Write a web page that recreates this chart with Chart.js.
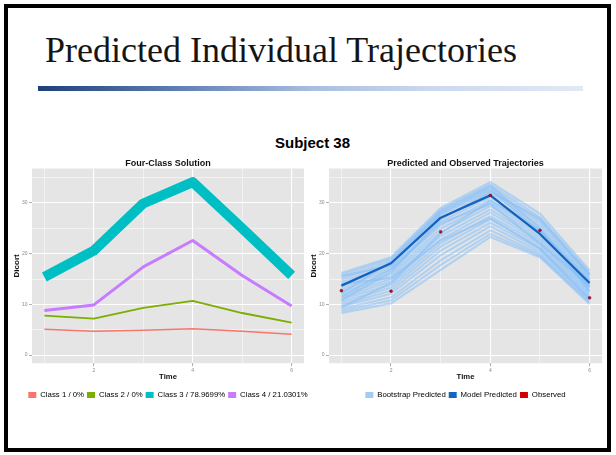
<!DOCTYPE html>
<html lang="en">
  <head>
    <meta charset="UTF-8" />
    <title>Predicted Individual Trajectories</title>
    <script src="https://cdn.jsdelivr.net/npm/chart.js"></script>
    <style>
      body {
        margin: 0;
        width: 616px;
        height: 455px;
        position: relative;
        overflow: hidden;
        background: #fff;
        font-family: "Liberation Sans", Arial, sans-serif;
      }
      .frame {
        position: absolute;
        left: 4px;
        top: 4px;
        width: 599px;
        height: 440px;
        border: 4px solid #000;
      }
      h1 {
        position: absolute;
        left: 45px;
        top: 32px;
        margin: 0;
        font: 400 36px/36px "Liberation Serif", "Times New Roman", serif;
        color: #151515;
        white-space: nowrap;
      }
      .rule {
        position: absolute;
        left: 38px;
        top: 86px;
        width: 545px;
        height: 5px;
        background: linear-gradient(
          90deg,
          #1e3f79 0%,
          #5d7db1 25%,
          #a8bde0 50%,
          #cbd8ee 72%,
          #e2e9f5 100%
        );
      }
      .subject {
        position: absolute;
        left: 0;
        top: 135px;
        width: 625px;
        text-align: center;
        font: 700 15px/15px "Liberation Sans", Arial, sans-serif;
        color: #000;
      }
      canvas {
        position: absolute;
      }
    </style>
  </head>
  <body>
    <div class="frame"></div>
    <h1>Predicted Individual Trajectories</h1>
    <div class="rule"></div>
    <div class="subject">Subject 38</div>
    <!-- canvases are symmetric around their plot so title/legend centre on the panel -->
    <canvas id="classChart" width="316" height="254" style="left: 10px; top: 155px"></canvas>
    <canvas id="trajChart" width="317" height="254" style="left: 307px; top: 155px"></canvas>

    <script>
      // time points
      const times = [1, 2, 3, 4, 5, 6];

      // left panel: four-class solution
      const classNames = ["Class 1 / 0%", "Class 2 / 0%", "Class 3 / 78.9699%", "Class 4 / 21.0301%"];
      const class1 = [5.1, 4.7, 4.9, 5.2, 4.7, 4.1];
      const class2 = [7.8, 7.2, 9.3, 10.7, 8.3, 6.4];
      const class3 = [15.4, 20.6, 29.9, 34.1, 25.0, 15.7];
      const class4 = [8.8, 9.9, 17.4, 22.6, 15.7, 9.7];

      // right panel: predicted and observed
      const trajNames = ["Bootstrap Predicted", "Model Predicted", "Observed"];
      const modelPredicted = [13.7, 18.1, 27.1, 31.5, 23.9, 14.2];
      const observed = [12.7, 12.6, 24.3, 31.5, 24.6, 11.3];
      const bootstrapPredicted = [
        [16.2, 19.3, 29.0, 34.1, 27.9, 16.7],
        [15.8, 19.0, 28.6, 33.6, 27.2, 16.2],
        [15.3, 18.6, 28.1, 33.1, 26.6, 15.8],
        [14.9, 18.2, 27.6, 32.5, 26.1, 15.5],
        [14.4, 17.7, 27.0, 31.9, 25.5, 15.1],
        [13.9, 17.2, 26.3, 31.2, 24.9, 14.8],
        [13.4, 16.7, 25.6, 30.6, 24.4, 14.4],
        [12.9, 16.1, 24.9, 30.0, 23.8, 14.0],
        [12.4, 15.6, 24.2, 29.4, 23.3, 13.6],
        [11.9, 15.0, 23.5, 28.7, 22.8, 13.2],
        [11.4, 14.5, 22.8, 28.1, 22.3, 12.8],
        [11.0, 13.9, 22.1, 27.4, 21.8, 12.4],
        [10.5, 13.3, 21.4, 26.8, 21.3, 12.0],
        [10.0, 12.7, 20.6, 26.1, 20.9, 11.6],
        [9.6, 12.1, 19.7, 25.4, 20.4, 11.2],
        [9.1, 11.4, 18.7, 24.6, 19.9, 10.8],
        [8.7, 10.8, 17.8, 23.9, 19.6, 10.4],
        [8.3, 10.2, 16.8, 23.3, 19.3, 10.1],
        [15.6, 17.6, 27.9, 32.8, 24.2, 13.4],
        [10.8, 16.4, 26.8, 32.2, 26.9, 15.9],
        [12.2, 18.4, 28.4, 33.4, 25.0, 12.6],
        [9.4, 14.2, 24.0, 30.4, 24.6, 14.6],
        [14.0, 15.2, 22.6, 27.0, 21.0, 11.0],
        [11.5, 17.0, 26.0, 29.8, 22.0, 13.8],
      ];

      // axis ticks (major get labels, minor only grid lines)
      const xMajorTicks = [2, 4, 6];
      const xMinorTicks = [1, 3, 5];
      const yMajorTicks = [0, 10, 20, 30];
      const yMinorTicks = [5, 15, 25, 35];

      Chart.defaults.font.family = "'Liberation Sans', Arial, sans-serif";

      const toPoints = (values) => values.map((v, i) => ({ x: times[i], y: v }));

      // ggplot style grey panel
      const plotBackground = {
        id: "plotBackground",
        beforeDraw(chart) {
          const { ctx, chartArea } = chart;
          ctx.save();
          ctx.fillStyle = "#E5E5E5";
          ctx.fillRect(chartArea.left, chartArea.top, chartArea.width, chartArea.height);
          ctx.restore();
        },
      };

      function axis(isX, majors, minors, min, max, title) {
        return {
          type: "linear",
          min: min,
          max: max,
          afterBuildTicks(scale) {
            scale.ticks = majors
              .concat(minors)
              .sort((a, b) => a - b)
              .map((v) => ({ value: v }));
          },
          afterFit(scale) {
            if (isX) scale.height = 25;
            else scale.width = 22;
          },
          border: { display: false },
          grid: {
            color: "#FFFFFF",
            lineWidth: (c) => (c.tick && majors.includes(c.tick.value) ? 1.1 : 0.5),
            tickLength: 3,
            tickWidth: 0.7,
            tickColor: (c) => (c.tick && majors.includes(c.tick.value) ? "#8A8A8A" : "rgba(0,0,0,0)"),
          },
          ticks: {
            autoSkip: false,
            maxRotation: 0,
            padding: 1.5,
            color: "#8A8A8A",
            font: { size: 5 },
            callback: (v) => (majors.includes(v) ? String(v) : ""),
          },
          title: {
            display: true,
            text: title,
            color: "#111",
            font: isX ? { size: 7.7, weight: "bold", lineHeight: 1.2 } : { size: 8, weight: "bold", lineHeight: 1.2 },
            padding: isX ? { top: 0, bottom: 7 } : { top: 1.9, bottom: 0 },
          },
        };
      }

      // empty right-hand box, same width as the y axis, keeps the panel symmetric
      const rightSpacer = {
        type: "linear",
        position: "right",
        afterFit(scale) {
          scale.width = 22;
        },
        border: { display: false },
        grid: { display: false },
        ticks: { display: false },
      };

      function panelOptions(title, legendItems) {
        return {
          responsive: false,
          animation: false,
          devicePixelRatio: 1,
          layout: { padding: 0 },
          elements: {
            point: { radius: 0 },
            line: { tension: 0, borderJoinStyle: "round", borderCapStyle: "butt" },
          },
          scales: {
            x: axis(true, xMajorTicks, xMinorTicks, 0.75, 6.25, "Time"),
            y: axis(false, yMajorTicks, yMinorTicks, -1.6, 36.8, "Dicort"),
            spacer: rightSpacer,
          },
          plugins: {
            title: {
              display: true,
              text: title,
              color: "#111",
              font: { size: 9, weight: "bold", lineHeight: 1 },
              padding: { top: 4.5, bottom: 0 },
            },
            legend: {
              position: "bottom",
              labels: {
                boxWidth: 8,
                boxHeight: 6,
                padding: 3,
                color: "#222",
                font: { size: 7.8 },
                generateLabels: () => legendItems,
              },
            },
            tooltip: { enabled: false },
          },
        };
      }

      const classColors = ["#F8766D", "#7CAE00", "#00BFC4", "#C77CFF"];
      const classWidths = [1.6, 1.8, 10, 3];
      const classSeries = [class1, class2, class3, class4];

      new Chart(document.getElementById("classChart"), {
        type: "line",
        data: {
          datasets: classSeries.map((values, i) => ({
            label: classNames[i],
            data: toPoints(values),
            borderColor: classColors[i],
            borderWidth: classWidths[i],
          })),
        },
        options: panelOptions(
          "Four-Class Solution",
          classNames.map((name, i) => ({ text: name, fillStyle: classColors[i], lineWidth: 0, hidden: false }))
        ),
        plugins: [plotBackground],
      });

      const trajColors = ["#A3CCF5", "#1565C0", "#D00000"];

      new Chart(document.getElementById("trajChart"), {
        type: "line",
        data: {
          datasets: [
            {
              label: trajNames[2],
              data: toPoints(observed),
              showLine: false,
              pointRadius: 1.4,
              pointBackgroundColor: "#B8102A",
              pointBorderColor: "#7A0010",
              pointBorderWidth: 0.5,
            },
            {
              label: trajNames[1],
              data: toPoints(modelPredicted),
              borderColor: "#1462BD",
              borderWidth: 2.2,
            },
          ].concat(
            bootstrapPredicted.map((values) => ({
              label: trajNames[0],
              data: toPoints(values),
              borderColor: "rgba(135, 192, 247, 0.55)",
              borderWidth: 2.2,
            }))
          ),
        },
        options: panelOptions(
          "Predicted and Observed Trajectories",
          trajNames.map((name, i) => ({ text: name, fillStyle: trajColors[i], lineWidth: 0, hidden: false }))
        ),
        plugins: [plotBackground],
      });
    </script>
  </body>
</html>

PROBLEM STATEMENT
Starting with the first line of the data above and ending with the line containing "const class4 = [8.8, 9.9, 17.4, 22.6, 15.7, 9.7];", please restate every line exactly, leaving images out.

WRITTEN ANSWER
Write a web page that recreates this chart with Chart.js.
<!DOCTYPE html>
<html lang="en">
  <head>
    <meta charset="UTF-8" />
    <title>Predicted Individual Trajectories</title>
    <script src="https://cdn.jsdelivr.net/npm/chart.js"></script>
    <style>
      body {
        margin: 0;
        width: 616px;
        height: 455px;
        position: relative;
        overflow: hidden;
        background: #fff;
        font-family: "Liberation Sans", Arial, sans-serif;
      }
      .frame {
        position: absolute;
        left: 4px;
        top: 4px;
        width: 599px;
        height: 440px;
        border: 4px solid #000;
      }
      h1 {
        position: absolute;
        left: 45px;
        top: 32px;
        margin: 0;
        font: 400 36px/36px "Liberation Serif", "Times New Roman", serif;
        color: #151515;
        white-space: nowrap;
      }
      .rule {
        position: absolute;
        left: 38px;
        top: 86px;
        width: 545px;
        height: 5px;
        background: linear-gradient(
          90deg,
          #1e3f79 0%,
          #5d7db1 25%,
          #a8bde0 50%,
          #cbd8ee 72%,
          #e2e9f5 100%
        );
      }
      .subject {
        position: absolute;
        left: 0;
        top: 135px;
        width: 625px;
        text-align: center;
        font: 700 15px/15px "Liberation Sans", Arial, sans-serif;
        color: #000;
      }
      canvas {
        position: absolute;
      }
    </style>
  </head>
  <body>
    <div class="frame"></div>
    <h1>Predicted Individual Trajectories</h1>
    <div class="rule"></div>
    <div class="subject">Subject 38</div>
    <!-- canvases are symmetric around their plot so title/legend centre on the panel -->
    <canvas id="classChart" width="316" height="254" style="left: 10px; top: 155px"></canvas>
    <canvas id="trajChart" width="317" height="254" style="left: 307px; top: 155px"></canvas>

    <script>
      // time points
      const times = [1, 2, 3, 4, 5, 6];

      // left panel: four-class solution
      const classNames = ["Class 1 / 0%", "Class 2 / 0%", "Class 3 / 78.9699%", "Class 4 / 21.0301%"];
      const class1 = [5.1, 4.7, 4.9, 5.2, 4.7, 4.1];
      const class2 = [7.8, 7.2, 9.3, 10.7, 8.3, 6.4];
      const class3 = [15.4, 20.6, 29.9, 34.1, 25.0, 15.7];
      const class4 = [8.8, 9.9, 17.4, 22.6, 15.7, 9.7];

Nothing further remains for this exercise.